In a perfect world a client hands you a brief, is happy with your work and the project ends on a good note. Unfortunately client relationships don’t always run this smoothly. In fact I’ve seen many freelancers experience several headaches along the way when working with clients. Their clients are either late in providing feedback or send over the wrong files.
When things like this happen it’s easy to get angry and frustrated at the client. But is it really their fault if we didn’t communicate the expectations?
As a freelancer you’ve probably worked with clients many times before – you’re not new to this. You’re well seasoned in things like restrictions around revisions and asking the right questions.
While we’re pretty familiar with the process, it’s easy to forget that the client may not be. You could be the first freelancer they’ve ever worked with. They may not even know what ‘three revision rounds’ means and if they do, they might have a different expectation on what kind of feedback is useful to you.
To create the smoothest possible client/freelancer relationship it’s up to the freelancer to set the expectations.
Our responsibility isn’t only to set the expectations but also to educate clients on our process. Every freelancer works differently and how we work should be communicated so we can provide clients with a good experience. Though even if we do communicate, there’s a chance something might be misinterpreted.
When in doubt – over communicate. Ensure that the important information is highlighted (literally if you want to!) and that the action points for the client are clear and have deadlines attached to them.
The importance of setting expectations
Setting expectations early helps to ensure you and your client are a good fit for each other. There’s nothing worse than finding out half way through a project that maybe you just weren’t meant to be.
Work together in defining the goals of the project and uncovering what their expectations are of you. If they expect something of you that you can’t provide, move on.
Walking your client through your process may seem like stating the obvious, but it’s immensely useful for your client. A clear and concisely delivered process will be much easier for them to follow compared to a detailed and overwhelming document.
I now ensure that I set the following expectations when working with a new client:
1. How to best work with me – How are your clients going to communicate with you? Slack? Skype? Email? Phone? You’ll thank yourself for setting this expectation early on. Too many times have I had clients trying to contact me via multiple tools and devices. Being up front with the best mode of communication means you don’t have to be signed in and checking a bajillion things all the time.
Often I need assets from my clients such as brand files or guidelines. Setting up a shared Dropbox space makes it easy for them to share their files with me and vice versa. Establishing this as the centralised ‘place’ for file sharing sets the expectation that all files will live in one, accessible place.
2. What your process is – If you find yourself explaining your process to clients often, save yourself time by creating a reusable resource. Send it to them early on and walk them through it, giving them the opportunity to ask questions and refer to it later on in the project if needed.

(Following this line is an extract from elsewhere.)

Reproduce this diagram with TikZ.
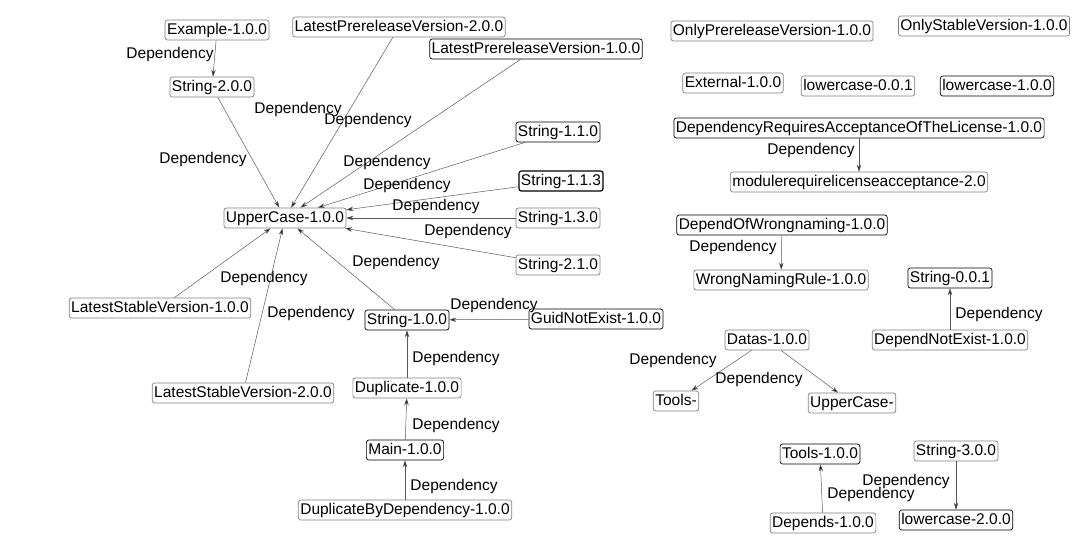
\documentclass[tikz,border=0pt]{standalone}
\usepackage{fontspec}
\setmainfont{Liberation Sans}
\usetikzlibrary{arrows.meta}

\begin{document}
\begin{tikzpicture}[x=1pt,y=-1pt,
  pkg/.style={draw=black!50,line width=0.7pt,rounded corners=2.5pt,fill=white,inner xsep=2pt,inner ysep=2.5pt,
    text height=11.5pt,text depth=3.5pt,font=\fontsize{15.5}{17}\selectfont},
  dark/.style={pkg,draw=black},
  bold/.style={pkg,draw=black,line width=1.2pt},
  dep/.style={draw=gray!70!black,line width=0.5pt,-{Stealth[length=7pt,width=4.5pt,fill=black]}},
  lbl/.style={font=\fontsize{15.5}{17}\selectfont,inner sep=0pt}]
\useasboundingbox (0,0) rectangle (1083,544);

\node[pkg] (ex) at (217,30) {Example-1.0.0};
\node[pkg] (s200) at (212,87) {String-2.0.0};
\node[pkg] (lpv2) at (399,27) {LatestPrereleaseVersion-2.0.0};
\node[dark] (lpv1) at (536,49) {LatestPrereleaseVersion-1.0.0};
\node[dark] (s110) at (558,132) {String-1.1.0};
\node[bold] (s113) at (561,181) {String-1.1.3};
\node[pkg] (s130) at (558,218) {String-1.3.0};
\node[pkg] (s210) at (558,265) {String-2.1.0};
\node[pkg] (uc) at (285,218) {UpperCase-1.0.0};
\node[pkg] (lsv1) at (160,308) {LatestStableVersion-1.0.0};
\node[pkg] (lsv2) at (243,393) {LatestStableVersion-2.0.0};
\node[dark] (s100) at (407,320) {String-1.0.0};
\node[dark] (guid) at (596,319) {GuidNotExist-1.0.0};
\node[pkg] (dup) at (407,388) {Duplicate-1.0.0};
\node[dark] (main) at (405,450) {Main-1.0.0};
\node[pkg] (dbd) at (405,510) {DuplicateByDependency-1.0.0};

\node[pkg] (opv) at (772,31) {OnlyPrereleaseVersion-1.0.0};
\node[pkg] (osv) at (984,26) {OnlyStableVersion-1.0.0};
\node[pkg] (ext) at (733,83) {External-1.0.0};
\node[pkg] (lc001) at (858,86) {lowercase-0.0.1};
\node[dark] (lc100) at (997,86) {lowercase-1.0.0};
\node[dark] (drl) at (859,128) {DependencyRequiresAcceptanceOfTheLicense-1.0.0};
\node[pkg] (mrla) at (859,182) {modulerequirelicenseacceptance-2.0};
\node[dark] (dow) at (782,225) {DependOfWrongnaming-1.0.0};
\node[pkg] (wnr) at (781,280) {WrongNamingRule-1.0.0};
\node[dark] (s001) at (950,278) {String-0.0.1};
\node[pkg] (dne) at (950,340) {DependNotExist-1.0.0};
\node[pkg] (datas) at (767,340) {Datas-1.0.0};
\node[pkg] (tools) at (676,401) {Tools-};
\node[pkg] (ucx) at (852,403) {UpperCase-};
\node[dark] (t100) at (820,454) {Tools-1.0.0};
\node[pkg] (s300) at (956,451) {String-3.0.0};
\node[pkg] (depends) at (823,523) {Depends-1.0.0};
\node[dark] (lc200) at (956,520) {lowercase-2.0.0};

\draw[dep] (ex) -- (s200);
\node[lbl] at (170,54) {Dependency};
\draw[dep] (s200) -- (uc);
\node[lbl] at (203,159) {Dependency};
\draw[dep] (lpv2) -- (uc);
\node[lbl] at (298,109) {Dependency};
\draw[dep] (lpv1) -- (uc);
\node[lbl] at (368,120) {Dependency};
\draw[dep] (s110) -- (uc);
\node[lbl] at (387,162) {Dependency};
\draw[dep] (s113) -- (uc);
\node[lbl] at (407,185) {Dependency};
\draw[dep] (s130) -- (uc);
\node[lbl] at (436,206) {Dependency};
\draw[dep] (s210) -- (uc);
\node[lbl] at (468,231) {Dependency};
\draw[dep] (s100) -- (uc);
\node[lbl] at (396,262) {Dependency};
\draw[dep] (lsv1) -- (uc);
\node[lbl] at (264,278) {Dependency};
\draw[dep] (lsv2) -- (uc);
\node[lbl] at (311,313) {Dependency};
\draw[dep] (guid) -- (s100);
\node[lbl] at (494,305) {Dependency};
\draw[dep] (dup) -- (s100);
\node[lbl] at (456,358) {Dependency};
\draw[dep] (main) -- (dup);
\node[lbl] at (456,425) {Dependency};
\draw[dep] (dbd) -- (main);
\node[lbl] at (454,486) {Dependency};

\draw[dep] (drl) -- (mrla);
\node[lbl] at (811,150) {Dependency};
\draw[dep] (dow) -- (wnr);
\node[lbl] at (733,247) {Dependency};
\draw[dep] (dne) -- (s001);
\node[lbl] at (999,314) {Dependency};
\draw[dep] (datas) -- (tools);
\node[lbl] at (673,360) {Dependency};
\draw[dep] (datas) -- (ucx);
\node[lbl] at (759,379) {Dependency};
\draw[dep] (depends) -- (t100);
\node[lbl] at (871,494) {Dependency};
\draw[dep] (s300) -- (lc200);
\node[lbl] at (906,481) {Dependency};
\end{tikzpicture}
\end{document}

3. The terms and conditions – This may sound like boring business talk (which it usually is) however is still important. Establishing things like how payment works and what happens should things go sour is much better to have locked down before you start working.
Highlight any areas where you rely on the client to not cause delays in the project. Make sure they’re aware of their role and responsibility within the project by being clear about any implications if they cause delay.
4. Deadlines – Deadlines are a key expectation to set. While establishing a deadline for the due date of the project is key, so is attaching deadlines to small tasks as well. Why? Well, when we don’t know something, we assume. Those assumptions then influence our thoughts and behaviour. As harsh as it is to hear, you’re likely not your clients top priority. When you request something from them it’s unlikely they’ll be in a hurry to do it, which may set you back.
Introducing deadlines and terms around those deadlines (eg. pushing out the project deadline for each day the client is late in providing feedback) will avoid the client assuming they can take as long as they like.
It’s our responsibility to omit any wrongly assumed expectations of the client.
5. Your own boundaries – This expectation is one to set for yourself. As a freelancer it’s easy to overwork or take calls at all hours of the night. Setting yourself working and contactable hours and communicating those with your client will avoid you becoming overworked and bending over backwards.
Expectations help set goals and screen clients
When both parties are aware of what’s expected of themselves and when, the success rate of a project is exponentially higher. Projects are always more enjoyable when both of you are working towards a common goal.
Make it your mission to uncover those goals and screen the client early on.
If you find out early on that you and the client just aren’t meant to be – that’s okay. Not every client will be a match made in heaven. Politely decline the project – provided you haven’t signed a contract yet – and channel your focus on the next one.